How Does It Work?
The quicker you can test, the quicker you can release. Parasoft Jtest helps you reduce the time it takes to test your application by optimizing unit test execution within the IDE and in the CI process, based on precisely what has changed in the code. With its Smart Test Execution capabilities, Parasoft Jtest uses Test Impact Analysis to analyze the source code to identify the changes a developer has made in the application, and automatically identifies the subset of tests that need to be executed to validate his or her changes. All the user has to do is simply click “execute” to automatically run impacted tests.
In the IDE
Built on top of Parasoft Jtest’s coverage analysis, Jtest collects information about which code is exercised by which tests, and applies that information within the developer’s IDE as the developer is changing code, enabling the developer to easily identify and execute the specific tests that need to be run to verify that the changed code doesn’t break any tests.

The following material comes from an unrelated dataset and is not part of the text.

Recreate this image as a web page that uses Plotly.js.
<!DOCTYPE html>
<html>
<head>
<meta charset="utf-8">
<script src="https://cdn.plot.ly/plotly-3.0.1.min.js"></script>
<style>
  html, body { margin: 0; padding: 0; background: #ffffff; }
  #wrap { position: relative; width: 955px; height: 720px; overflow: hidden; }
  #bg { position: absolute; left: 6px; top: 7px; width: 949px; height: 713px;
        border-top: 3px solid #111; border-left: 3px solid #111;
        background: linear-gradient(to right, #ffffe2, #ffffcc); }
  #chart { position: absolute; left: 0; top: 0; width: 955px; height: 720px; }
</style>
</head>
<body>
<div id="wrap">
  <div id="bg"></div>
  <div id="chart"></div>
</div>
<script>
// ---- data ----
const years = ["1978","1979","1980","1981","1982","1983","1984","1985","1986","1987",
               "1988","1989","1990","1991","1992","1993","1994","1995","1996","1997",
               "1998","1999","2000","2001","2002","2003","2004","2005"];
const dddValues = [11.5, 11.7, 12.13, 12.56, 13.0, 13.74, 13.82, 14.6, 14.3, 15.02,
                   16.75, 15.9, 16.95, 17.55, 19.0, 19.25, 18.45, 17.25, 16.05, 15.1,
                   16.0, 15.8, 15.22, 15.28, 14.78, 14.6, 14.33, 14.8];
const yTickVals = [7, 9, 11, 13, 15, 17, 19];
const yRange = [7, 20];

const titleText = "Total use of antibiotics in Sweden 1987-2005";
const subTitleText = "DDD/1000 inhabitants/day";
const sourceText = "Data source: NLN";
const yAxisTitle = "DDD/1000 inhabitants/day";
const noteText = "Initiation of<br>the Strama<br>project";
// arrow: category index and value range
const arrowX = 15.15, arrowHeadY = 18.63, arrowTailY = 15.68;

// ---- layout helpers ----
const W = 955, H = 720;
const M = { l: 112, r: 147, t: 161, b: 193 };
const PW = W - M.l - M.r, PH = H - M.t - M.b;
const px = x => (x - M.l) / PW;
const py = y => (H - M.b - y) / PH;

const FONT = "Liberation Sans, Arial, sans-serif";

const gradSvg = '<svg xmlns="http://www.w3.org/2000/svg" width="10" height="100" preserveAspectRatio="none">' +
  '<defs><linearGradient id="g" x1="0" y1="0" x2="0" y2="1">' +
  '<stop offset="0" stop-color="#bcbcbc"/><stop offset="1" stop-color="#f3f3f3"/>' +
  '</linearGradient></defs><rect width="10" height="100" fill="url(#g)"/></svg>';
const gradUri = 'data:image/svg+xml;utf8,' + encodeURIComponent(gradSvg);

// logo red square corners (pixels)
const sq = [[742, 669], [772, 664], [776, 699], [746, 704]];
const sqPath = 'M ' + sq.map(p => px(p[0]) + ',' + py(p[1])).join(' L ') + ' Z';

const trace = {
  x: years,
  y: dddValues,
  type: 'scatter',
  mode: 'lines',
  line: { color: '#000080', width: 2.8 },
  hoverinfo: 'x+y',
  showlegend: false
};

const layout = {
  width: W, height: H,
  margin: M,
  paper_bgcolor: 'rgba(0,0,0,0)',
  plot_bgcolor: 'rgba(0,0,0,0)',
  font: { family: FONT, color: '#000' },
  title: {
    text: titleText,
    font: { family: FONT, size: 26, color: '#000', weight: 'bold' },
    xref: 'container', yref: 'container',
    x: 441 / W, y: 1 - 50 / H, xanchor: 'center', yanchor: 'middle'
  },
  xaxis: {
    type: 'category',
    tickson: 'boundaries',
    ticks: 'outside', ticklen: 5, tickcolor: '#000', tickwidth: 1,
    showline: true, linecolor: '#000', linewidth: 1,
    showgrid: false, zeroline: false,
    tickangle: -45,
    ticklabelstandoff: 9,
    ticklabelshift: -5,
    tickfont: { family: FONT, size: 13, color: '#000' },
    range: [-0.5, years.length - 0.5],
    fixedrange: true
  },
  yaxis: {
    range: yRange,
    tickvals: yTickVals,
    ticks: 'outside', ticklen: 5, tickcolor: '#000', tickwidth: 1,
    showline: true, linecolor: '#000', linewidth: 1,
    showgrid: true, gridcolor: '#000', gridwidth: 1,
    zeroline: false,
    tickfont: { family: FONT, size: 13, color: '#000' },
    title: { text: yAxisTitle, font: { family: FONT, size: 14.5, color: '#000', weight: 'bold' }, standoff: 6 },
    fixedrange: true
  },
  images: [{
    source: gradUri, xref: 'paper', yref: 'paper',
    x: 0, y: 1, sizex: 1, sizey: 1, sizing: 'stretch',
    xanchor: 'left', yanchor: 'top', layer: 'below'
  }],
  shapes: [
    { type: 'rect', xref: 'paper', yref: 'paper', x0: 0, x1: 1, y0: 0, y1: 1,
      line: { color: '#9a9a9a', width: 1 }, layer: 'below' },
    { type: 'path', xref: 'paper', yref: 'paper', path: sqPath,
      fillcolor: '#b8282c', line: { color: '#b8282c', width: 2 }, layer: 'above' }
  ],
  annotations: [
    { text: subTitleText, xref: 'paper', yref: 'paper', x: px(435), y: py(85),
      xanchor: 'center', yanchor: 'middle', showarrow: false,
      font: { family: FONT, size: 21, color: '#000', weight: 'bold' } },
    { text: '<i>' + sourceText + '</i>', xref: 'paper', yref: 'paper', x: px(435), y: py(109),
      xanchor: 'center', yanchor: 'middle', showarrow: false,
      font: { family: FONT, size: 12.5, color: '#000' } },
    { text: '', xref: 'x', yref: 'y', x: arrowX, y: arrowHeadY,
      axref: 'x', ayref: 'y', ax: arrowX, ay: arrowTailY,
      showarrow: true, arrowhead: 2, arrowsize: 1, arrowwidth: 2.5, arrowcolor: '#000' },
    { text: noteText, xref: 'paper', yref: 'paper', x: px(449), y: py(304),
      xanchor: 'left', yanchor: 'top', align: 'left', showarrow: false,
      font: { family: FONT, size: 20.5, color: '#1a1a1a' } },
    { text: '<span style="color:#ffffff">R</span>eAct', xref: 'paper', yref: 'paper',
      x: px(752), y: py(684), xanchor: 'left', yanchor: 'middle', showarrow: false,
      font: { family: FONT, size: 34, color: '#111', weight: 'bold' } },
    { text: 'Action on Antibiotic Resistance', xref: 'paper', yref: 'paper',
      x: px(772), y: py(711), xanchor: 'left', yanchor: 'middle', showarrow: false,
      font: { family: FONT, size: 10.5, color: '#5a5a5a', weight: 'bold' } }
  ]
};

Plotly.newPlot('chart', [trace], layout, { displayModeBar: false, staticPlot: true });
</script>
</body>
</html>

Jtest keeps track of which of the affected tests have been run, which have passed, and which have failed, making it easy for the developer to determine which tests still need to be run, or which tests have failed and need to be addressed. Once all tests have been run and are passing, the developer knows that it’s safe to commit their code and move on. Jtest supports projects that are in Git or SVN source control and can be run from popular IDEs (Eclipse, IntelliJ).
Within the CI process
Parasoft Jtest optimizes unit test execution during the CI process and can integrate seamlessly into projects that use either Maven or Gradle as their build system, to get immediate feedback on changes. Without this capability, bad code changes would introduce regressions not caught as quickly or that would interfere with work being done by other team members. Jtest identifies which code has changed since the baseline build (for example, the last nightly build), determines which tests need to be run to exercise that code, and then runs just that subset of tests. This workflow enables teams to set up CI jobs that only run tests based on the most recent code changes, shrinking the amount of time it takes to run a CI job from hours to minutes.